In 1997, Croy violated parole and was given an indeterminate life sentence. In 2005, Croy's original conspiracy and assault convictions were also overturned. The state decided not to appeal and Croy was freed in Mar. 2005. He had served 19 years in prison, 7 of them on death row.  (85) (Info)  [6/08]

Broward County, FL 

Tafero & Jacobs

Feb 20, 1976

Along with Sonia “Sunny” Jacobs and Walter Rhodes, Jesse Joseph Tafero was convicted of murdering Florida highway patrolman Phillip Black and visiting Canadian constable Donald Irwin at an I-95 rest stop. The conviction was based largely on the testimony of Rhodes, who named Tafero as the shooter. The state withheld from the defense results of a polygraph that indicated Rhodes had failed. The state also withheld gunpowder test results that indicated Rhodes was the only person to have fired a gun.

Rhodes recanted his testimony on three occasions in 1977, 1979, and 1982, stating that he, not Tafero, shot the policemen. A statement from a prison guard corroborating Rhodes' recantations was suppressed and found years later. Rhodes has since reverted to his original testimony. The trial judge, “Maximum Dan” Futch, had been a highway patrolman three years before the trial and wore his police hat to work. He kept a miniature replica of an electric chair on his desk. He did not allow Tafero to call witnesses, nor would not allow him hearings on this decision. Two eyewitnesses, testifying for the state, said that while the shots were being fired, one officer was holding Tafero over the hood of the car. Tafero was executed in the electric chair on May 4, 1990. Officials interrupted the execution three times because flames and smoke shot out of his head.

Like Tafero, Jacobs was sentenced to death, but the sentence was commuted to life imprisonment in 1981. In Jacobs' 1992 appeal, the new evidence was presented which resulted in the reversal of her conviction. Had the evidence been found before Tafero's execution, it is highly probable that his conviction would have been likewise overturned. Jacobs later accepted a plea bargain in which she did not have to admit guilt and was released. She affirms her innocence. A 1996 ABC TV movie was made about the case entitled In the Blink of an Eye.  (CWC) (NY Times)  [6/05]

 Broward County, FL

Brown & King

Nov 13, 1990

Timothy Brown, a mentally retarded man, gave a garbled confession to the murder of Broward Sheriff's Deputy Patrick Behan for which he was convicted. In 2001, the Miami Herald questioned the conviction in a series of investigative articles. In 2003, a judge threw out Brown's confession and Brown was released on low bail. It seems unlikely that he will be retried.
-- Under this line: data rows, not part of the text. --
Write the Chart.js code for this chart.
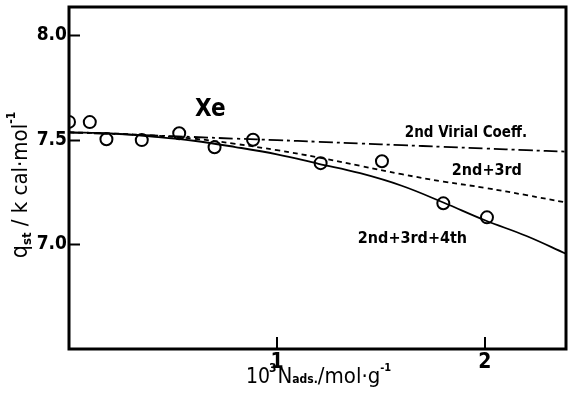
<!DOCTYPE html>
<html><head><meta charset="utf-8">
<script src="https://cdn.jsdelivr.net/npm/chart.js@4.4.1/dist/chart.umd.min.js"></script>
<style>html,body{margin:0;padding:0;background:#fff}#wrap{width:569px;height:412px}</style>
</head><body><div id="wrap"><canvas id="c" width="569" height="412"></canvas></div>
<script>
// Measured points (Xe)
const pointX = [0.0, 0.10, 0.18, 0.35, 0.53, 0.70, 0.885, 1.21, 1.505, 1.80, 2.01];
const pointY = [7.585, 7.584, 7.502, 7.498, 7.531, 7.464, 7.500, 7.388, 7.397, 7.196, 7.129];
// Curves read at these x values
const curveX    = [0, 0.2, 0.4, 0.6, 0.8, 1.0, 1.2, 1.4, 1.6, 1.8, 2.0, 2.2, 2.39];
const virial2   = [7.535, 7.528, 7.520, 7.513, 7.505, 7.498, 7.490, 7.482, 7.474, 7.466, 7.458, 7.450, 7.443];
const virial23  = [7.535, 7.530, 7.520, 7.505, 7.480, 7.450, 7.415, 7.375, 7.335, 7.300, 7.270, 7.235, 7.200];
const virial234 = [7.535, 7.530, 7.515, 7.495, 7.465, 7.430, 7.385, 7.340, 7.280, 7.200, 7.115, 7.040, 6.955];
// Ticks
const xTickValues = [1, 2];
const xTickLabels = ['1', '2'];
const yTickValues = [7.0, 7.5, 8.0];
const yTickLabels = ['7.0', '7.5', '8.0'];
// Text labels inside the plot (data coordinates of left/baseline)
const annotations = [
  {text: 'Xe', x: 0.606, y: 7.612, size: 24},
  {text: '2nd Virial Coeff.', x: 1.615, y: 7.512, size: 15},
  {text: '2nd+3rd', x: 1.841, y: 7.330, size: 16},
  {text: '2nd+3rd+4th', x: 1.389, y: 7.005, size: 16}
];

const FONT = "'DejaVu Sans Condensed','Liberation Sans Narrow','DejaVu Sans',sans-serif";
const toXY = (xs, ys) => xs.map((x, i) => ({x, y: ys[i]}));

function drawRich(ctx, parts, x, y) {
  let cx = x;
  for (const [t, s, dy, w, dx] of parts) {
    ctx.font = (w || 'normal') + ' ' + s + 'px ' + FONT;
    cx += (dx || 0);
    ctx.fillText(t, cx, y + dy);
    cx += ctx.measureText(t).width;
  }
  return cx - x;
}
function richWidth(ctx, parts) {
  let w = 0;
  for (const [t, s, dy, fw, dx] of parts) { ctx.font = (fw || 'normal') + ' ' + s + 'px ' + FONT; w += ctx.measureText(t).width + (dx || 0); }
  return w;
}

const decor = {
  id: 'decor',
  afterDraw(chart) {
    const {ctx, chartArea: a, scales} = chart;
    const xs = scales.x, ys = scales.y;
    ctx.save();
    ctx.strokeStyle = '#000';
    ctx.lineWidth = 3;
    ctx.strokeRect(a.left, a.top, a.right - a.left, a.bottom - a.top);
    ctx.lineWidth = 2;
    ctx.beginPath();
    for (const v of yTickValues) {
      const py = Math.round(ys.getPixelForValue(v)) + 0.5;
      ctx.moveTo(a.left, py); ctx.lineTo(a.left + 11, py);
    }
    for (const v of xTickValues) {
      const px = Math.round(xs.getPixelForValue(v));
      ctx.moveTo(px, a.bottom); ctx.lineTo(px, a.bottom - 12);
    }
    ctx.stroke();
    ctx.fillStyle = '#000';
    ctx.textAlign = 'left';
    ctx.textBaseline = 'alphabetic';
    for (const an of annotations) {
      ctx.font = 'bold ' + an.size + 'px ' + FONT;
      ctx.fillText(an.text, xs.getPixelForValue(an.x), ys.getPixelForValue(an.y));
    }
    const xParts = [['10', 21, 0], ['3', 12, -11, 'bold', -1], ['N', 22, 0, 'normal', 1], ['ads.', 12, 0, 'bold'], ['/mol·g', 22, 0], ['-1', 11, -12, 'bold']];
    const x0 = xs.getPixelForValue(1) - 31;
    drawRich(ctx, xParts, x0, 383);
    const yParts = [['q', 23, 0], ['st', 13, 4, 'bold'], [' / k cal·mol', 22, 0], ['-1', 12, -12, 'bold']];
    const wy = richWidth(ctx, yParts);
    ctx.translate(27, 185);
    ctx.rotate(-Math.PI / 2);
    drawRich(ctx, yParts, -wy / 2, 0);
    ctx.restore();
  }
};

new Chart(document.getElementById('c'), {
  type: 'scatter',
  data: {
    datasets: [
      {label: '2nd Virial Coeff.', data: toXY(curveX, virial2), showLine: true, borderColor: '#000', borderWidth: 1.8,
       borderDash: [14, 4, 3, 4], pointRadius: 0, tension: 0.4, clip: 0},
      {label: '2nd+3rd', data: toXY(curveX, virial23), showLine: true, borderColor: '#000', borderWidth: 1.8,
       borderDash: [5, 4], pointRadius: 0, tension: 0.4, clip: 0},
      {label: '2nd+3rd+4th', data: toXY(curveX, virial234), showLine: true, borderColor: '#000', borderWidth: 1.8,
       pointRadius: 0, tension: 0.4, clip: 0},
      {label: 'Xe', data: toXY(pointX, pointY), showLine: false, pointRadius: 6, pointBorderWidth: 2,
       pointBackgroundColor: '#fff', borderColor: '#000', pointBorderColor: '#000', clip: 0}
    ]
  },
  options: {
    responsive: false,
    animation: false,
    devicePixelRatio: 1,
    layout: {autoPadding: false, padding: {left: 0, right: 3, top: 7, bottom: 0}},
    plugins: {legend: {display: false}, tooltip: {enabled: false}},
    scales: {
      x: {
        type: 'linear', min: 0, max: 2.39,
        grid: {display: false, drawTicks: false}, border: {display: false},
        afterBuildTicks: s => { s.ticks = xTickValues.map(v => ({value: v})); },
        afterFit: s => { s.height = 63; s.paddingLeft = 0; s.paddingRight = 0; },
        ticks: {color: '#000', padding: 1, maxRotation: 0, autoSkip: false,
          font: {family: FONT, size: 21, weight: 'bold'},
          callback: (v) => xTickLabels[xTickValues.indexOf(v)] ?? ''}
      },
      y: {
        type: 'linear', min: 6.5, max: 8.134,
        grid: {display: false, drawTicks: false}, border: {display: false},
        afterBuildTicks: s => { s.ticks = yTickValues.map(v => ({value: v})); },
        afterFit: s => { s.width = 69; s.paddingTop = 0; s.paddingBottom = 0; },
        ticks: {color: '#000', padding: 2, autoSkip: false,
          font: {family: FONT, size: 19, weight: 'bold'},
          callback: (v) => yTickLabels[yTickValues.indexOf(v)] ?? ''}
      }
    }
  },
  plugins: [decor]
});
</script>
</body></html>
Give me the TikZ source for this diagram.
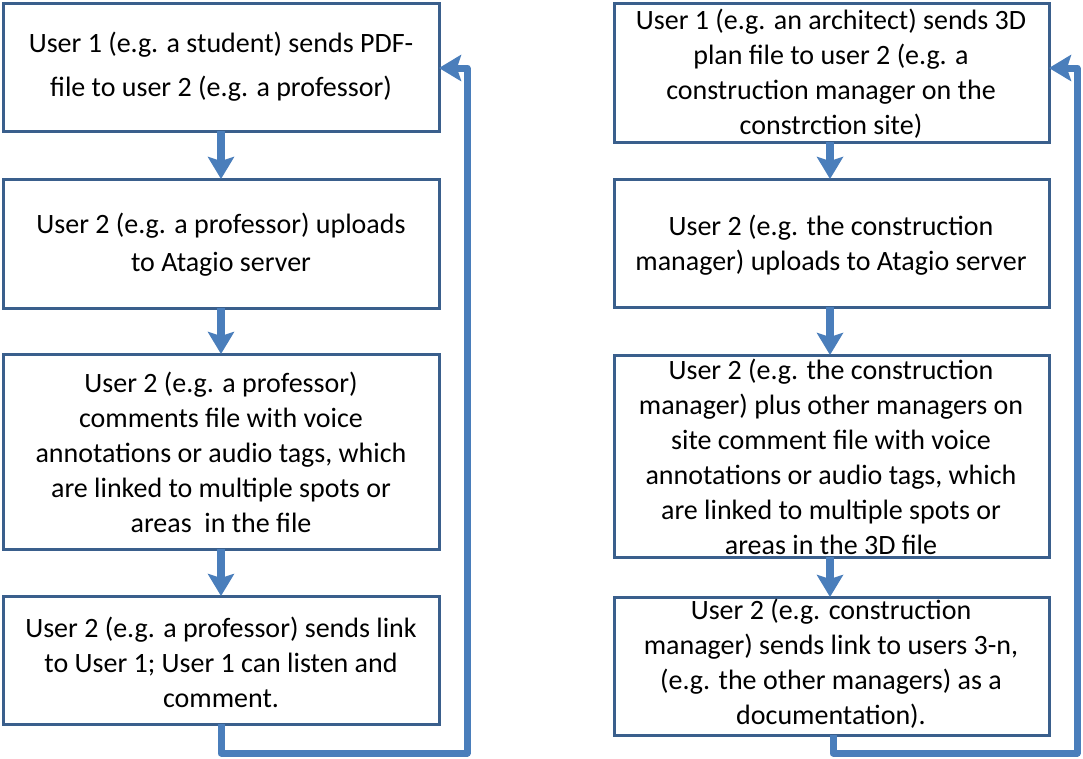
\documentclass[tikz,border=0pt]{standalone}
\usepackage{fontspec}
\setmainfont{Carlito}
\usetikzlibrary{arrows.meta}
\definecolor{boxline}{HTML}{3A5F8C}
\definecolor{arrowblue}{HTML}{4A7EBB}
\tikzset{
  stepbox/.style={draw=boxline, line width=3pt, fill=white, inner sep=0pt},
  boxtext/.style={align=center, font=\fontsize{28}{35}\selectfont, inner sep=0pt},
  flowarrow/.style={draw=arrowblue, line width=8pt, -{Stealth[length=22pt,width=26pt,inset=4pt]}},
  backline/.style={draw=arrowblue, line width=7pt, line join=round, -{Stealth[length=22pt,width=26pt,inset=4pt]}}
}
\begin{document}
\begin{tikzpicture}[x=1pt,y=-1pt]
\useasboundingbox (0,0) rectangle (1083,758);
% left column boxes
\draw[stepbox] (3,3) rectangle (439,131);
\coordinate (L1t) at (221,3); \coordinate (L1b) at (221,131); \coordinate (L1r) at (439,68);
\draw[stepbox] (3,179) rectangle (439,308);
\coordinate (L2t) at (221,179); \coordinate (L2b) at (221,308);
\draw[stepbox] (3,354) rectangle (439,549);
\coordinate (L3t) at (221,354); \coordinate (L3b) at (221,549);
\draw[stepbox] (3,596) rectangle (439,724);
\coordinate (L4t) at (221,596); \coordinate (L4b) at (221,724);
% right column boxes
\draw[stepbox] (614,3) rectangle (1049,142);
\coordinate (R1b) at (830,142); \coordinate (R1r) at (1049,68);
\draw[stepbox] (614,179) rectangle (1049,307);
\coordinate (R2t) at (830,179); \coordinate (R2b) at (830,307);
\draw[stepbox] (614,355) rectangle (1049,557);
\coordinate (R3t) at (830,355); \coordinate (R3b) at (830,557);
\draw[stepbox] (614,597) rectangle (1049,735);
\coordinate (R4t) at (830,597); \coordinate (R4b) at (833,735);

% texts left
\node[boxtext, font=\fontsize{28}{44}\selectfont] (tL1) at (221,67) {User 1 (e.g. a student) sends PDF-\\file to user 2 (e.g. a professor)};
\node[boxtext, font=\fontsize{28}{38}\selectfont] (tL2) at (221,245) {User 2 (e.g. a professor) uploads\\to Atagio server};
\node[boxtext] (tL3) at (221,452) {User 2 (e.g. a professor)\\comments file with voice\\annotations or audio tags, which\\are linked to multiple spots or\\areas\ \ in the file};
\node[boxtext] (tL4) at (221,662) {User 2 (e.g. a professor) sends link\\to User 1; User 1 can listen and\\comment.};
% texts right
\node[boxtext] (tR1) at (831,74) {User 1 (e.g. an architect) sends 3D\\plan file to user 2 (e.g. a\\construction manager on the\\constrction site)};
\node[boxtext] (tR2) at (831,245) {User 2 (e.g. the construction\\manager) uploads to Atagio server};
\node[boxtext] (tR3) at (831,457) {User 2 (e.g. the construction\\manager) plus other managers on\\site comment file with voice\\annotations or audio tags, which\\are linked to multiple spots or\\areas in the 3D file};
\node[boxtext] (tR4) at (831,664) {User 2 (e.g. construction\\manager) sends link to users 3-n,\\(e.g. the other managers) as a\\documentation).};

% arrows left
\draw[flowarrow] (L1b) -- (L2t);
\draw[flowarrow] (L2b) -- (L3t);
\draw[flowarrow] (L3b) -- (L4t);
\draw[backline] (L4b) -- (221,753) -- (467,753) -- (467,68) -- (L1r);
% arrows right
\draw[flowarrow] (R1b) -- (R2t);
\draw[flowarrow] (R2b) -- (R3t);
\draw[flowarrow] (R3b) -- (R4t);
\draw[backline] (R4b) -- (833,753) -- (1077,753) -- (1077,68) -- (R1r);
\end{tikzpicture}
\end{document}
Brown's co-defendant, Keith King, also gave a confession after being coerced, threatened, and punched by detectives. King served a reduced sentence on a plea bargain to manslaughter and was free at the time of Brown's release.  (Miami Herald) (AP News)  [9/05]

 Duval County, FL

Leo Jones

May 23, 1981

Leo Jones, a black man, was convicted of the sniper killing of white police officer Thomas Szafranski, 28, and sentenced to death. The main witness against Jones later recanted. Two key officers in the case had left the Jacksonville Police Department under a cloud, and allegations that one of them beat Jones before he supposedly confessed had gained credence.

A retired police officer, Cleveland Smith, came forward and said Officer Lynwood Mundy had bragged that he beat Jones after his arrest. Smith, who described Mundy as an “enforcer,” testified that he once watched Mundy get a confession from a suspect by squeezing the suspect's genitals in a vise grip. He said Mundy unabashedly described beating Jones. Smith waited until his 1997 retirement to come forward because he wanted to secure his pension.

More than a dozen people had implicated another man as the killer, saying they either saw him carrying a rifle as he ran from the crime scene or heard him brag he had shot the officer. Even Florida Supreme Court Justice Leander Shaw, who formerly headed a division of the state attorney's office, wrote that Jones's case had become “a horse of a different color.” Newly discovered evidence, Shaw wrote, “casts serious doubt on Jones's guilt.” Shaw and one other judge voted to grant Jones a new trial. But a five-judge majority ruled against Jones. Jones was executed one week later in the electric chair on March 24, 1998.  (Chicago Tribune)  [11/05]

 Leon County, FL

Quincy Five

Sept 18, 1970 (Tallahassee)

After Khomas Revels, an off-duty deputy sheriff, was murdered during a robbery of Luke's Grocery store, Tallahassee police charged five black men from Quincy, Florida with the crime. One of these men, David Keaton, was an 18-year-old star football player with plans to enter the ministry. Although he had an alibi, Keaton was held in custody for more than a week. During that time he maintained he had been threatened, lied to, and beaten until he confessed. He believed that despite his confession, no jury would convict him when they heard his alibi. He was wrong. At trial his coerced confession was buttressed by the false testimony of five eyewitnesses. Keaton was convicted and sentenced to death. In his confession Keaton implicated Johnnie Frederick, who was “clean as a whistle,” in the belief that a judge and jury would see that his confession was false. Frederick was convicted as well and sentenced to life in prison.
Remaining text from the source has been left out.